99. Expenditures of this nature can fall for consideration under specific deduction provisions relevant to the carrying on of a business of primary production.
Land clearing
100. The land clearing fee that is identified and payable by a Farmer upon settlement of the Joint Venture, is capital expenditure and not allowable as a deduction under section 8-1. This amount will also have to be calculated using the formula discussed at paragraphs 70 to 76.
Subdivision 387-A - Landcare operations
101. Subdivision 387-A allows a taxpayer who is carrying on a business of primary production on land in Australia, to claim a deduction for capital expenditure on 'landcare operations'. The term 'landcare operation' is defined in section 387-60.
102. In accordance with the Joint Venture Agreement, an erosion control fee is payable by a Farmer upon settlement of the Joint Venture. This is considered to be capital expenditure incurred at a particular time on a 'landcare operation' for the prescribed purposes as set out in section 387-55. A landcare operation, as relevant to the Project, comprises constructing surface or subsurface drainage works on the land primarily and principally for controlling salinity or assisting in drainage control. In order to qualify for a deduction under section 387-55, a business must be carried on at the time the expenditure is incurred.
103. It is considered that a business has commenced at the time the expenditure is incurred. It is accepted that the execution of the Joint Venture Agreement is sufficient to constitute the commencement of a business. The business is considered to have commenced at the time the management fees are incurred by the Joint Venture Farmers. Further, it is considered that the erosion control fee is primarily and principally for the purpose of assisting in drainage control. Accordingly, the expenditure is deductible to a Joint Venture Farmer under section 387-55 in the year of income in which it is incurred.
104. However, a deduction under section 387-55 is denied where the Farmer is entitled to claim a landcare tax offset under section 388-55 and elects to do so.
Subdivision 387-B - Expenditure on conserving or conveying water
105. Subdivision 387-B allows a taxpayer, who is carrying on a business of primary production on land in Australia, to claim a deduction for capital expenditure on conserving or conveying water. The deduction is allowed over a three year period and applies to plant or a structural improvement primarily or principally used for the purpose of conserving or conveying water for use in a primary production business. Irrigation systems of the kind proposed would be covered by this Subdivision.
106. In accordance with the Joint Venture Agreement, an irrigation fee is payable by a Farmer upon settlement of the Joint Venture. This is considered to be capital expenditure incurred on the construction, manufacture, installation or acquisition of a 'water facility', primarily and principally for the purpose of conveying water for use in a primary production business as set out in section 387-125. Examples of a water facility include a dam tank bore, irrigation channel (or similar improvement), pipe and pump. Under section 387-125, there is no requirement that the taxpayer actually own the 'water facility'.

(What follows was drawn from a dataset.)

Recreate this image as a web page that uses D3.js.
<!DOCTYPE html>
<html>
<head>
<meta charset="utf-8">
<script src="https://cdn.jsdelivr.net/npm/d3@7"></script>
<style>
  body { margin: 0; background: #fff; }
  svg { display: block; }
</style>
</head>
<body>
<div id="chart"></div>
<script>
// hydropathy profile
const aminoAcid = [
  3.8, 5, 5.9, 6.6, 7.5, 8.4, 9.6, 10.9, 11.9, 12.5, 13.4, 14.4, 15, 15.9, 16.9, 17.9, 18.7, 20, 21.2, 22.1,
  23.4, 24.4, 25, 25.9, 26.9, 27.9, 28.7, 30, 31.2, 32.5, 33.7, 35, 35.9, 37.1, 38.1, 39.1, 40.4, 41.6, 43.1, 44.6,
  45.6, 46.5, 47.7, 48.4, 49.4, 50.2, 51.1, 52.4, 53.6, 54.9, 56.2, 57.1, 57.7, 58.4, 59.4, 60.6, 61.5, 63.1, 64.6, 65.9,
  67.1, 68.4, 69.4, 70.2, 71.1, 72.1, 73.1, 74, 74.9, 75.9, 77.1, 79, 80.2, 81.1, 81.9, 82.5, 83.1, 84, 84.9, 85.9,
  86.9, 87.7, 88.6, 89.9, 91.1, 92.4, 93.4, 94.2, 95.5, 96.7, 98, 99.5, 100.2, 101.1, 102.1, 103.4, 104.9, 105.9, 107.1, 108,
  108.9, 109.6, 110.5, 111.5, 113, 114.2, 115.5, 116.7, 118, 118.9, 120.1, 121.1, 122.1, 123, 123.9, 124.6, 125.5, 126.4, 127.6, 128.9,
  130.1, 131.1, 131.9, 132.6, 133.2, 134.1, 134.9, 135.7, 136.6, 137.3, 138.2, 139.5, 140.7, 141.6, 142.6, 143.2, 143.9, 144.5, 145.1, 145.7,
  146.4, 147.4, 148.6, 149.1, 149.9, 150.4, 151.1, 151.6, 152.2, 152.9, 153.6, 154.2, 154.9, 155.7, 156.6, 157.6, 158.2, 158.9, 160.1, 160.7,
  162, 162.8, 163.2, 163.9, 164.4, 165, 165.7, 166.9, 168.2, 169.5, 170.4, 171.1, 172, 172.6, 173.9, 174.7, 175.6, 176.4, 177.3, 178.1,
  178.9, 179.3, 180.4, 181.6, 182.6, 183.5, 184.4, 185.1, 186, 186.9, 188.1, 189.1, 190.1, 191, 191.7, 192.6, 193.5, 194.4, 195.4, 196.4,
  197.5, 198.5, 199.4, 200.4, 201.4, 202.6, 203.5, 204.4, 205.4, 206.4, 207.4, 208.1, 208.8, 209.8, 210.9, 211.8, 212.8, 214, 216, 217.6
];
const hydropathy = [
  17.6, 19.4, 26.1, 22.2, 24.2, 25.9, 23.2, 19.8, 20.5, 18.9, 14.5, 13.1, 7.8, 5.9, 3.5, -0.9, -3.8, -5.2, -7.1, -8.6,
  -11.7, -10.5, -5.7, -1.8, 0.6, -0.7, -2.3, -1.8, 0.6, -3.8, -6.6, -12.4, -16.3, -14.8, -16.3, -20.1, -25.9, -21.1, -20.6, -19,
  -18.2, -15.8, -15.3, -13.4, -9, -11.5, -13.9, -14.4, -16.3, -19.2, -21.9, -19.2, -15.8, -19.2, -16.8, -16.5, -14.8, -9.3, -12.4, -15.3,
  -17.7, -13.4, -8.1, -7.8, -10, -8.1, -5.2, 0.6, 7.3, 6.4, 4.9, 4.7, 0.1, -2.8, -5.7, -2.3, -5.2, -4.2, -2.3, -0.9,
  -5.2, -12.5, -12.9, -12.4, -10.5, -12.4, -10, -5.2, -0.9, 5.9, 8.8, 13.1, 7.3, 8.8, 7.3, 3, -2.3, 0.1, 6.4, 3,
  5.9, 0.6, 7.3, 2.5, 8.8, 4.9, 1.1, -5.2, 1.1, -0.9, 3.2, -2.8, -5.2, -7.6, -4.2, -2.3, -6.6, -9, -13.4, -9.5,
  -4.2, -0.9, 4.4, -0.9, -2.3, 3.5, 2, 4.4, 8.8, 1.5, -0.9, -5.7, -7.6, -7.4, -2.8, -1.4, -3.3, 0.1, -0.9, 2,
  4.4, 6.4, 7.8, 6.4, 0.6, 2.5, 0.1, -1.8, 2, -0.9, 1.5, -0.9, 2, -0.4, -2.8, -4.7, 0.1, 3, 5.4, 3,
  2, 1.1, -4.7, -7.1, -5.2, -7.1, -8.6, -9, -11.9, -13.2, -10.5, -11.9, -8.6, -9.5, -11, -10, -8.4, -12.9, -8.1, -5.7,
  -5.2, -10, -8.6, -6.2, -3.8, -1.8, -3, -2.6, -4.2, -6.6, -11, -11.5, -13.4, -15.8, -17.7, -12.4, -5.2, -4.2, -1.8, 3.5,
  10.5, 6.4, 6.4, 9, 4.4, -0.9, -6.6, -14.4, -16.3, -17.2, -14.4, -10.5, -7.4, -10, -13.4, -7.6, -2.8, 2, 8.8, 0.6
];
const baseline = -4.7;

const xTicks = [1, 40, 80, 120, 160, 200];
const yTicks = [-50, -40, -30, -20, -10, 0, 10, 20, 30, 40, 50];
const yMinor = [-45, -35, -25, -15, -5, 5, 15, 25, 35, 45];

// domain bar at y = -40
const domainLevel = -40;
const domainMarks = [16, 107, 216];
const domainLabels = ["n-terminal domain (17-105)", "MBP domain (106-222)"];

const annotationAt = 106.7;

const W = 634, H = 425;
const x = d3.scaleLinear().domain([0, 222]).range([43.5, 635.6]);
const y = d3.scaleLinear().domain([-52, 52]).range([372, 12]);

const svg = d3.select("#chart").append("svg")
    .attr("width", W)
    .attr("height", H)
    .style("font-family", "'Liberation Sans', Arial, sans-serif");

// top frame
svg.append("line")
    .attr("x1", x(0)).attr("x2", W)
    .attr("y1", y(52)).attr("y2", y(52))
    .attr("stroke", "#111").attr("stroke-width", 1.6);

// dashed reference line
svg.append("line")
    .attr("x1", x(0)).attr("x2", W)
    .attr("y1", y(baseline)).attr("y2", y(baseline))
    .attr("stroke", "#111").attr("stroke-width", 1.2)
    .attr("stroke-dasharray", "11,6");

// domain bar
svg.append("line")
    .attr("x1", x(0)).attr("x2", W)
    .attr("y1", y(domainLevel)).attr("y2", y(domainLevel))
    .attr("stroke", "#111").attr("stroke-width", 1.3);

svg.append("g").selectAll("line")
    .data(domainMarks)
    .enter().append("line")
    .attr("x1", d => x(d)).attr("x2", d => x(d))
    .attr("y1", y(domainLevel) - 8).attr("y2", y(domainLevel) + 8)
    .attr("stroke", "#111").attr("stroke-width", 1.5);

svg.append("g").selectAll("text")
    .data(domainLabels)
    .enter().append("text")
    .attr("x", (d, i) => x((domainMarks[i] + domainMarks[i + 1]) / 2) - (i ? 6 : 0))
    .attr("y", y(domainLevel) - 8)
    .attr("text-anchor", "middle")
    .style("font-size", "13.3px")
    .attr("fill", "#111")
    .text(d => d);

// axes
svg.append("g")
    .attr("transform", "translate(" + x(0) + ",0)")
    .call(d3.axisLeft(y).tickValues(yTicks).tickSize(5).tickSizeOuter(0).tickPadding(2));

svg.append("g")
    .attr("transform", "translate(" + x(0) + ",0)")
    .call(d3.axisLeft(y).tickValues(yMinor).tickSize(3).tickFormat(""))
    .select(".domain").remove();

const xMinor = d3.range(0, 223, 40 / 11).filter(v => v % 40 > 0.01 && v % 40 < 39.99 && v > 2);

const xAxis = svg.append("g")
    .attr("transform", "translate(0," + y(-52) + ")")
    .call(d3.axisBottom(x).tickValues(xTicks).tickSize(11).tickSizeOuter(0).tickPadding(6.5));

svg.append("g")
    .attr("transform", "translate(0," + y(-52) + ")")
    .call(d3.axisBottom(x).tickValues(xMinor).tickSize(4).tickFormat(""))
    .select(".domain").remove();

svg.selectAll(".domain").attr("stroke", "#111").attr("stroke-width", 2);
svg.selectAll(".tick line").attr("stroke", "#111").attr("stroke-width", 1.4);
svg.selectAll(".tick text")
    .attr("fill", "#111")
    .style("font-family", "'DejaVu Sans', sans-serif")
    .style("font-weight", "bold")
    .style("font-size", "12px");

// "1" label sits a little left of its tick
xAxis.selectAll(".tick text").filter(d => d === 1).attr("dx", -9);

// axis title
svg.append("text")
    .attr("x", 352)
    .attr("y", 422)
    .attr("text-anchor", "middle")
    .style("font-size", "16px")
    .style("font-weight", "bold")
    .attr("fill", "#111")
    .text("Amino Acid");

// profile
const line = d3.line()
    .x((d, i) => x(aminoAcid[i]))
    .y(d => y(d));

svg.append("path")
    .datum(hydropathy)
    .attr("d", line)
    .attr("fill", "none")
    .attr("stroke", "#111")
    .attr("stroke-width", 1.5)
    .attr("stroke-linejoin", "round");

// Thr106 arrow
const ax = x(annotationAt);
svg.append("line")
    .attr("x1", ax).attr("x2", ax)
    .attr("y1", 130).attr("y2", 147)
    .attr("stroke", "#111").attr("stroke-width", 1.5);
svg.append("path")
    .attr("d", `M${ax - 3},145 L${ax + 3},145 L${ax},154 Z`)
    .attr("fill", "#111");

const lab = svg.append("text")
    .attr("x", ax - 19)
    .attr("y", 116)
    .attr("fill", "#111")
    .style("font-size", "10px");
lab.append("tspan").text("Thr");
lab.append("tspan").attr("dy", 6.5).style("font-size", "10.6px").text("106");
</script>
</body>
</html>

107. The growing of olive trees to produce olives for commercial exploitation is considered to be a primary production business, provided the taxpayer is actually carrying on a business. The Joint Venture Farmers of the Project satisfy the requirements of section 387-125. Accordingly, the irrigation fee is deductible in equal amounts over three (3) years of income, commencing in the year of income that the Farmers incur the expenditure.
108. However, a deduction under section 387-125 is denied where the Farmer is entitled to claim a water facility tax offset under section 388-55 and elects to do so.
Subdivision 387-C - Olive trees and horticultural provisions
109. Subdivision 387-C allows capital expenditure on establishing horticultural plants owned and used, or held ready for use, in Australia in a business of horticulture to be written off for tax purposes. A lessee or licensee of land carrying on a business of horticulture is taken to own the plants growing on that land rather than the actual owner of the land.
110. Under this Subdivision, if the effective life of the plant is less than three years the expenditure can be written off in full; if the effective life of the plant is more than three years an annual deduction is allowable on a prime cost basis during the plant's maximum write-off period. The period starts from the time the plant is first used to produce assessable income. The write-off rate is detailed in section 387-185. For a plant with an effective life in excess of 30 years, as in this Project, the rate is 7%.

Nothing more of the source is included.